To stop an agent, run docker stop on the agent's Docker container ID. To find the ID and stop the agent:

  1. In the Google Cloud console, go to the Agent pools page.

    Go to Agent pools

  2. Select the agent pool containing the agent to stop.

  3. Select an agent from the list. Use the Filter field to search for prefixes, agent status, agent age, and more.

  4. Click Stop agent. The docker stop command with the specific container ID is displayed.

  5. Run the command on the machine on which the agent is running. A successful docker stop command returns the container ID.

Once stopped, the agent is shown in the agent pools list as Disconnected.

Delete an agent

To delete specific agents, list which agents are running on your machine:

docker container list --all --filter ancestor=gcr.io/cloud-ingest/tsop-agent

Then pass the agent IDs to transfer agents delete:

gcloud transfer agents delete --ids=id1,id2,…

To delete all agents running on the machine, use either the --all flag or the --uninstall flag. Both flags delete all agents on the machine; the --uninstall flag additionally uninstalls the agent Docker image.

gcloud transfer agents delete --all
gcloud transfer agents delete --uninstall

File system transfer details

Incremental transfers

Storage Transfer Service begins all transfers by computing the data present at the source and destination to determine which source files are new, updated, or deleted since the last transfer. We do this to reduce the amount of data we send from your machines, to use bandwidth effectively, and to reduce transfer times.

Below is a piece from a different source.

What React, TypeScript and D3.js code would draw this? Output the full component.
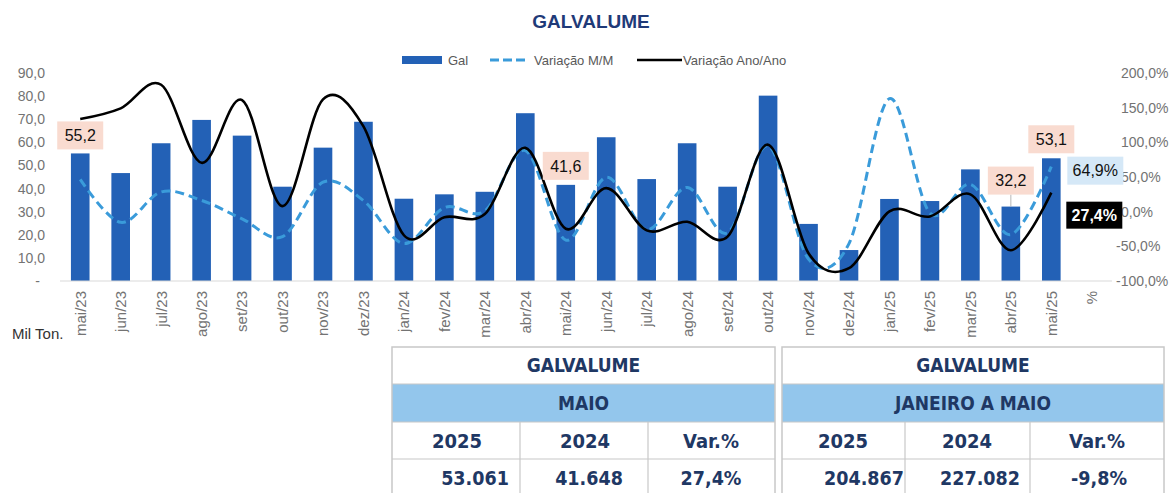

To detect whether a file has changed, we use an algorithm similar to gsutil rsync: we check the last modified time and size of the source file, and compare that to the last modified time and size recorded when the file was last copied. When we detect a new or changed file, we copy the entire file to its destination. For more information about file freshness, see Data consistency details.

By default we detect, but do not act on, files deleted on the source. If you choose the sync option Delete destination files that aren't also in the source when creating or editing, your transfer will delete the corresponding object at the destination.

If you choose the sync option Delete destination files that aren't also in the source, files that are accidentally deleted at the source are also deleted at the destination. To prevent data loss from accidental deletions, we recommend enabling object versioning in your destination bucket if you choose to use this option. Then, if you delete a file accidentally, you can restore your objects in Cloud Storage to an older version.

Data consistency details

A successful transfer operation will transfer all source files which existed and were not modified during the operation's entire running time. Source files that were created, updated, or deleted during a transfer may or may not have those changes reflected in the destination data set.

Storage Transfer Service uses a file's last modification time and size to determine if it changed. If a file is updated without changing its last modification time or size, and you enable the delete-objects-from-source option, you may lose data from that change.

When using the delete-objects-from-source feature, we strongly recommend that you freeze writes to the source for the duration of the transfer to protect against data loss.

To freeze writes to your source, do either of the following:

  • Clone the directory you intend to transfer, and then use the cloned directory as the transfer source.
  • Halt applications that write to the source directory.

If it's important to capture changes that occurred during a transfer, you can either re-run the transfer, or set the source file system as read-only while the operation is running.

Since Cloud Storage doesn't have the notion of directories, empty source directories are not transferred.